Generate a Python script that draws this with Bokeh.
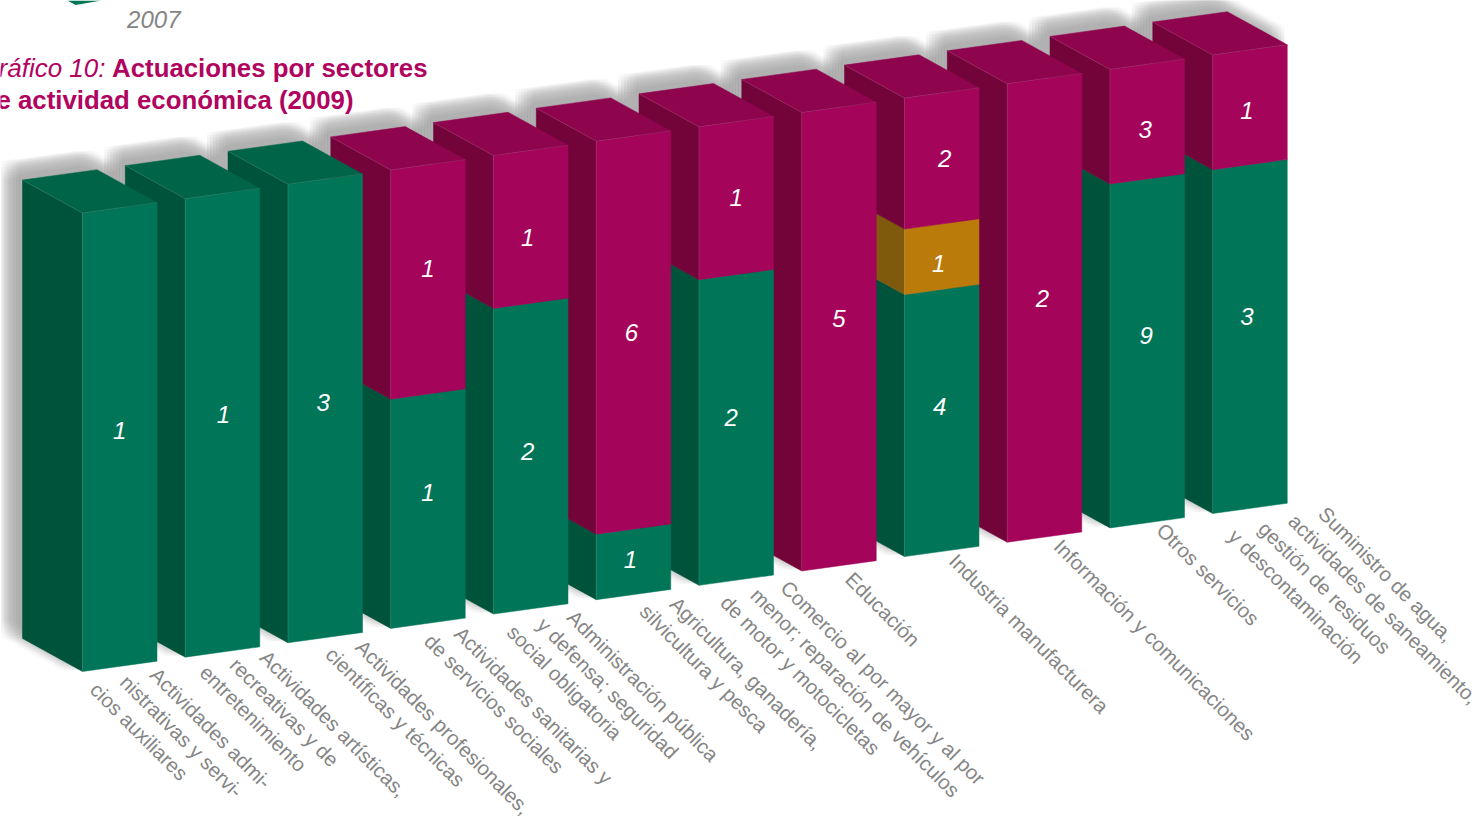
from bokeh.plotting import figure
from bokeh.models import Range1d
from bokeh.core.properties import value
from bokeh.embed import file_html
from bokeh.resources import INLINE
import numpy as np

# ---------- data ----------
categories = [
    ["Actividades admi-", "nistrativas y servi-", "cios auxiliares"],
    ["Actividades artísticas,", "recreativas y de", "entretenimiento"],
    ["Actividades profesionales,", "científicas y técnicas"],
    ["Actividades sanitarias y", "de servicios sociales"],
    ["Administración pública", "y defensa; seguridad", "social obligatoria"],
    ["Agricultura, ganadería,", "silvicultura y pesca"],
    ["Comercio al por mayor y al por", "menor; reparación de vehículos", "de motor y motocicletas"],
    ["Educación"],
    ["Industria manufacturera"],
    ["Información y comunicaciones"],
    ["Otros servicios"],
    ["Suministro de agua,", "actividades de saneamiento,", "gestión de residuos", "y descontaminación"],
]
green   = [1, 1, 3, 1, 2, 1, 2, 0, 4, 0, 9, 3]
orange  = [0, 0, 0, 0, 0, 0, 0, 0, 1, 0, 0, 0]
magenta = [0, 0, 0, 1, 1, 6, 1, 5, 2, 2, 3, 1]

title_lead = "Gráfico 10:"
title_line1 = "Actuaciones por sectores"
title_line2 = "de actividad económica (2009)"
prev_chart_year = "2007"

# ---------- styles ----------
COLORS = {
    "green":   dict(front="#007558", side="#00533b", top="#006548"),
    "orange":  dict(front="#bb7b0b", side="#7f5a0c", top="#9c680b"),
    "magenta": dict(front="#a4045a", side="#730439", top="#8e054e"),
}
TITLE = "#b0045f"
GREY = "#858585"
FONT = value("Liberation Sans")

# ---------- oblique projection ----------
ORIGIN = np.array([82.0, 671.0])
STEP = np.array([102.75, -14.36])
WIDE = np.array([74.5, -10.3])
DEEP = np.array([-60.0, -33.0])
TALL = np.array([0.0, -458.5])


def pr(i, u, d, share):
    return ORIGIN + i * STEP + u * WIDE + d * DEEP + share * TALL


p = figure(width=1478, height=818, output_backend="svg", toolbar_location=None,
           x_range=Range1d(0, 1478), y_range=Range1d(818, 0),
           min_border=0, outline_line_color=None)
p.axis.visible = False
p.grid.visible = False
p.background_fill_color = "white"

# ---------- soft shadow ----------
sx, sy = [], []
offs = np.linspace(-9, 9, 7)
for i in range(12):
    sil = [pr(i, 0, 1, 1), pr(i, 1, 1, 1), pr(i, 1, 0, 1), pr(i, 1, 0, 0), pr(i, 0, 0, 0), pr(i, 0, 1, 0)]
    sil = np.array(sil)
    for dx in offs:
        for dy in offs:
            sx.append(list(sil[:, 0] - 12 + dx))
            sy.append(list(sil[:, 1] - 10 + dy))
p.patches(sx, sy, fill_color="#ababab", fill_alpha=0.05, line_color=None)

# remnant of the previous chart, cut by the page top
p.patch([67, 101, 75], [0, 0, 4.5], fill_color=COLORS["green"]["front"], line_color=None)

# ---------- bars, drawn from the far one to the near one ----------
for i in range(11, -1, -1):
    total = green[i] + orange[i] + magenta[i]
    xs, ys, cs = [], [], []
    base = 0.0
    last = None
    for name, v in (("green", green[i]), ("orange", orange[i]), ("magenta", magenta[i])):
        if not v:
            continue
        lo, hi = base / total, (base + v) / total
        base += v
        side = np.array([pr(i, 0, 1, lo), pr(i, 0, 0, lo), pr(i, 0, 0, hi), pr(i, 0, 1, hi)])
        front = np.array([pr(i, 0, 0, lo), pr(i, 1, 0, lo), pr(i, 1, 0, hi), pr(i, 0, 0, hi)])
        xs += [list(side[:, 0]), list(front[:, 0])]
        ys += [list(side[:, 1]), list(front[:, 1])]
        cs += [COLORS[name]["side"], COLORS[name]["front"]]
        last = name
    top = np.array([pr(i, 0, 1, 1), pr(i, 1, 1, 1), pr(i, 1, 0, 1), pr(i, 0, 0, 1)])
    xs.append(list(top[:, 0]))
    ys.append(list(top[:, 1]))
    cs.append(COLORS[last]["top"])
    p.patches(xs, ys, fill_color=cs, line_color=cs, line_width=0.5)
    edges = [
        [pr(i, 0, 0, 0), pr(i, 0, 0, 1), pr(i, 1, 0, 1)],
        [pr(i, 0, 0, 1), pr(i, 0, 1, 1)],
    ]
    p.multi_line([[q[0] for q in e] for e in edges], [[q[1] for q in e] for e in edges],
                 line_color="white", line_alpha=0.15, line_width=0.7)

# ---------- value labels ----------
nudge = {
    (0, "green"): (0, -7), (1, "green"): (1, -8), (2, "green"): (-2, -6),
    (3, "green"): (0, -16), (3, "magenta"): (0, -11),
    (4, "green"): (-3, -5), (4, "magenta"): (-3, 11),
    (5, "green"): (-3, -2), (5, "magenta"): (-2, 0),
    (6, "green"): (-5, -10), (6, "magenta"): (0, -1),
    (7, "magenta"): (0, -18),
    (8, "green"): (-2, -14), (8, "orange"): (-3, 7), (8, "magenta"): (3, 0),
    (9, "magenta"): (-2, -9),
    (10, "green"): (-1, -15), (10, "magenta"): (-2, 8),
    (11, "green"): (-3, -20), (11, "magenta"): (-3, 3),
}
lx, ly, lt = [], [], []
for i in range(12):
    total = green[i] + orange[i] + magenta[i]
    base = 0
    for name, v in (("green", green[i]), ("orange", orange[i]), ("magenta", magenta[i])):
        if not v:
            continue
        c = pr(i, 0.5, 0, (base + v / 2) / total)
        base += v
        n = nudge[(i, name)]
        lx.append(c[0] + n[0])
        ly.append(c[1] + n[1])
        lt.append(str(v))
p.text(lx, ly, text=lt, text_color="white", text_font=FONT, text_font_style="italic",
       text_font_size="24px", text_align="center", text_baseline="middle")

# ---------- category labels ----------
LINE_STEP = np.array([-30.0, 7.5])
first_line_shift = [34, 41, 34, 30, 40, 40, 48, 10, 11, 13, 13, 72]
first_line_drop = [5, 2, 6, 7, 5, 6, 4, 10, 6, 6, 4, 2]
cx, cy, ct = [], [], []
for i, lines in enumerate(categories):
    start = pr(i, 0.5, 0, 0) + np.array([first_line_shift[i], first_line_drop[i]])
    for k, line in enumerate(lines):
        q = start + k * LINE_STEP
        cx.append(q[0])
        cy.append(q[1])
        ct.append(line)
p.text(cx, cy, text=ct, angle=-45, angle_units="deg", text_color=GREY, text_font=FONT,
       text_font_size="20.4px", text_align="left", text_baseline="middle")

# ---------- titles ----------
p.text([180], [19], text=[prev_chart_year], text_color="#858585", text_font=FONT,
       text_font_style="italic", text_font_size="24px", text_align="right", text_baseline="middle")
p.text([105], [67], text=[title_lead], text_color=TITLE, text_font=FONT,
       text_font_style="italic", text_font_size="26px", text_align="right", text_baseline="middle")
p.text([427], [67], text=[title_line1], text_color=TITLE, text_font=FONT,
       text_font_style="bold", text_font_size="25.8px", text_align="right", text_baseline="middle")
p.text([353], [99], text=[title_line2], text_color=TITLE, text_font=FONT,
       text_font_style="bold", text_font_size="25.8px", text_align="right", text_baseline="middle")

open("out.html", "w").write(file_html(p, INLINE))
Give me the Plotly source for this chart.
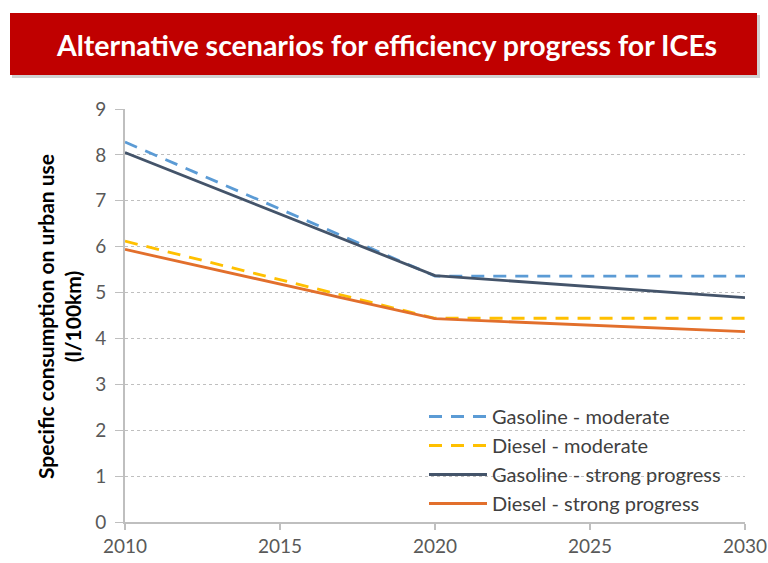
import plotly.graph_objects as go

years = [2010, 2020, 2030]
gasoline_moderate = [8.28, 5.36, 5.36]
diesel_moderate = [6.12, 4.44, 4.44]
gasoline_strong = [8.05, 5.37, 4.89]
diesel_strong = [5.94, 4.43, 4.15]

series = [
    ("Gasoline - moderate", gasoline_moderate, "#5B9BD5", "13px,9px"),
    ("Diesel - moderate", diesel_moderate, "#FFC000", "13px,9px"),
    ("Gasoline - strong progress", gasoline_strong, "#44546A", "solid"),
    ("Diesel - strong progress", diesel_strong, "#E26F2C", "solid"),
]

title_text = "Alternative scenarios for efficiency progress for ICEs"
y_title = "Specific consumption on urban use<br>(l/100km)"
x_ticks = [2010, 2015, 2020, 2025, 2030]
y_ticks = list(range(0, 10))

fig = go.Figure()
for name, vals, color, dash in series:
    fig.add_trace(go.Scatter(
        x=years, y=vals, name=name, mode="lines",
        line=dict(color=color, width=2.8, dash=dash),
    ))

L, R, T, B = 125, 23, 109, 41
W, H = 768, 563
pw, ph = W - L - R, H - T - B

def px_x(px):
    return (px - L) / pw

def px_y(py):
    return (H - B - py) / ph

# shadow + red title box
fig.add_shape(type="rect", xref="paper", yref="paper",
              x0=px_x(12), x1=px_x(760), y0=px_y(78), y1=px_y(15),
              fillcolor="rgba(0,0,0,0.18)", line=dict(width=0), layer="below")
fig.add_shape(type="rect", xref="paper", yref="paper",
              x0=px_x(10), x1=px_x(757), y0=px_y(75), y1=px_y(13),
              fillcolor="#C00000", line=dict(width=0), layer="above")
fig.add_annotation(text="<b>" + title_text + "</b>", xref="paper", yref="paper",
                   x=px_x(386), y=px_y(45), xanchor="center", yanchor="middle",
                   showarrow=False, font=dict(family="Lato", size=28.5, color="white"))

fig.add_annotation(text="<b>" + y_title + "</b>", xref="paper", yref="paper",
                   x=px_x(59), y=px_y(317), xanchor="center", yanchor="middle",
                   textangle=-90, showarrow=False,
                   font=dict(family="Lato", size=21, color="black"))

fig.update_layout(
    width=W, height=H,
    margin=dict(l=L, r=R, t=T, b=B, autoexpand=False),
    paper_bgcolor="white", plot_bgcolor="white",
    showlegend=True,
    legend=dict(x=px_x(424), y=px_y(397), xanchor="left", yanchor="top",
                bgcolor="rgba(0,0,0,0)", itemwidth=58, tracegroupgap=0,
                font=dict(family="Lato", size=20, color="#404040")),
    xaxis=dict(range=[2010, 2030], tickvals=x_ticks, showgrid=False,
               showline=True, linecolor="#BFBFBF", linewidth=2,
               ticks="outside", ticklen=6, tickcolor="#BFBFBF", tickwidth=1.5,
               tickfont=dict(family="Lato", size=19, color="#595959"), zeroline=False),
    yaxis=dict(range=[0, 9], tickvals=y_ticks, showgrid=True,
               gridcolor="#BFBFBF", griddash="dot", gridwidth=1.2,
               showline=True, linecolor="#BFBFBF", linewidth=2,
               ticks="outside", ticklen=8, tickcolor="#BFBFBF", tickwidth=1,
               ticklabelstandoff=5,
               tickfont=dict(family="Lato", size=19, color="#595959"), zeroline=False),
)

fig.write_html("out.html", config={"displayModeBar": False},
               post_script="document.body.style.margin='0';document.body.style.overflow='hidden';")
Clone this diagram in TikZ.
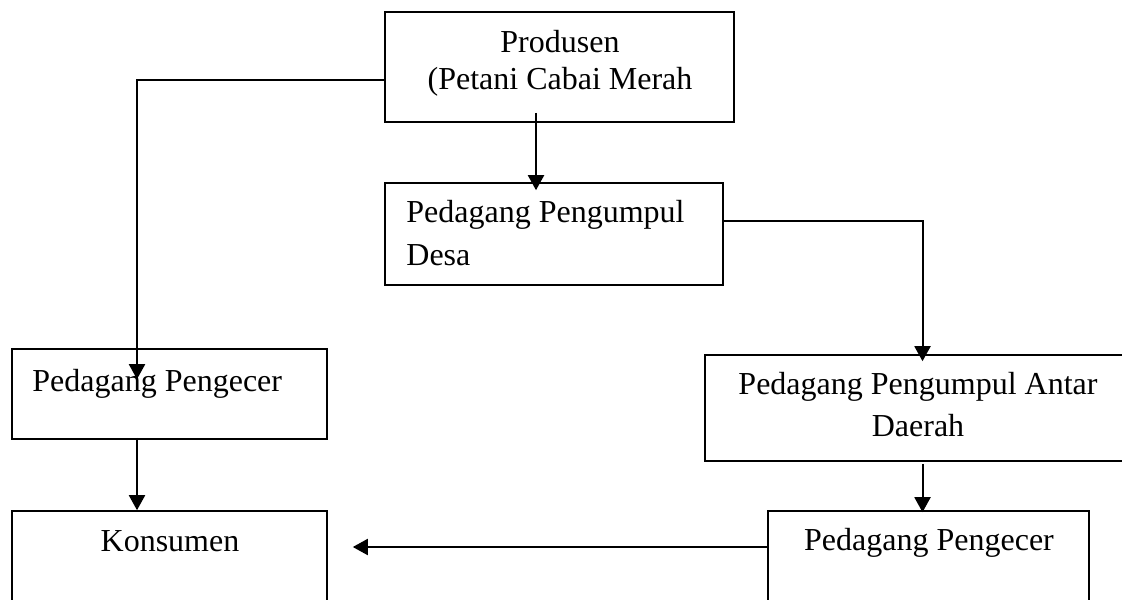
\documentclass[tikz,border=0pt]{standalone}
\usepackage{fontspec}
\setmainfont{Liberation Serif}
\usetikzlibrary{arrows.meta,calc}
\begin{document}
\begin{tikzpicture}[x=0.5pt,y=-0.5pt,
  box/.style={draw, line width=0.8pt, inner sep=0pt, rectangle},
  txt/.style={inner sep=0pt, font=\fontsize{16pt}{18pt}\selectfont},
  arr/.style={line width=1pt, -{Triangle[length=7.5pt,width=8pt]}}]
\clip (0,0) rectangle (1122,599);
\fill[white] (0,0) rectangle (1122,599);
% boxes
\node[box, minimum width=174.5pt, minimum height=55pt] (prod) at (559.5,67) {};
\node[box, minimum width=169pt, minimum height=51pt] (desa) at (554,234) {};
\node[box, minimum width=157.5pt, minimum height=45pt] (pengL) at (169.5,394) {};
\node[box, minimum width=217.5pt, minimum height=53pt] (antar) at (922.5,408) {};
\node[box, minimum width=157.5pt, minimum height=54.5pt] (kons) at (169.5,565.5) {};
\node[box, minimum width=160.5pt, minimum height=54.5pt] (pengR) at (928.5,565.5) {};
% texts
\node[txt, anchor=base] (t1) at (560,53) {Produsen};
\node[txt, anchor=base] (t2) at (560,90) {(Petani Cabai Merah};
\node[txt, anchor=base west] (t3) at (406,222) {Pedagang Pengumpul};
\node[txt, anchor=base west] (t4) at (406,265) {Desa};
\node[txt, anchor=base west] (t5) at (32,391) {Pedagang Pengecer};
\node[txt, anchor=base] (t6) at (918,394) {Pedagang Pengumpul Antar};
\node[txt, anchor=base] (t7) at (918,436) {Daerah};
\node[txt, anchor=base] (t8) at (170,551) {Konsumen};
\node[txt, anchor=base] (t9) at (929,550) {Pedagang Pengecer};
% connectors
\coordinate (a1) at ($(prod.south)+(-23.5,-10)$);
\draw[arr, shorten >=-4pt] (a1) -- (a1 |- desa.north);
\draw[arr, shorten >=-15.5pt] ($(prod.west)+(0,13)$) -| ($(pengL.north)+(-32.5,0)$);
\draw[arr, shorten >=-3.5pt] ($(desa.east)+(0,-13)$) -| ($(antar.north)+(0,0)$);
\draw[arr] ($(pengL.south)+(-32.5,-2)$) -- ($(kons.north)+(-32.5,0)$);
\coordinate (a5) at ($(antar.south)+(0,2)$);
\draw[arr, shorten >=-1pt] (a5) -- (a5 |- pengR.north);
\draw[arr, shorten >=12.5pt] ($(pengR.west)+(0,-18.5)$) -- ($(kons.east)+(0,-18.5)$);
\end{tikzpicture}
\end{document}
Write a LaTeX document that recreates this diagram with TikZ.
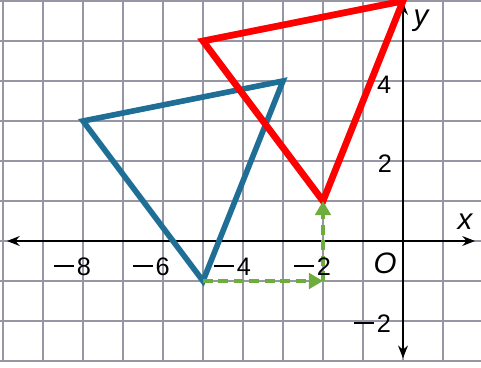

◇ ◇ ◇

### What you will do
Working from the entries above, reproduce exactly and only the lines beginning with the line that has "Give me the Plotly source for this chart." and ending with the line that has "return (H - B - py) / ph"; omit all pictures.

### Exercise solution
Give me the Plotly source for this chart.
import plotly.graph_objects as go

years = [2010, 2020, 2030]
gasoline_moderate = [8.28, 5.36, 5.36]
diesel_moderate = [6.12, 4.44, 4.44]
gasoline_strong = [8.05, 5.37, 4.89]
diesel_strong = [5.94, 4.43, 4.15]

series = [
    ("Gasoline - moderate", gasoline_moderate, "#5B9BD5", "13px,9px"),
    ("Diesel - moderate", diesel_moderate, "#FFC000", "13px,9px"),
    ("Gasoline - strong progress", gasoline_strong, "#44546A", "solid"),
    ("Diesel - strong progress", diesel_strong, "#E26F2C", "solid"),
]

title_text = "Alternative scenarios for efficiency progress for ICEs"
y_title = "Specific consumption on urban use<br>(l/100km)"
x_ticks = [2010, 2015, 2020, 2025, 2030]
y_ticks = list(range(0, 10))

fig = go.Figure()
for name, vals, color, dash in series:
    fig.add_trace(go.Scatter(
        x=years, y=vals, name=name, mode="lines",
        line=dict(color=color, width=2.8, dash=dash),
    ))

L, R, T, B = 125, 23, 109, 41
W, H = 768, 563
pw, ph = W - L - R, H - T - B

def px_x(px):
    return (px - L) / pw

def px_y(py):
    return (H - B - py) / ph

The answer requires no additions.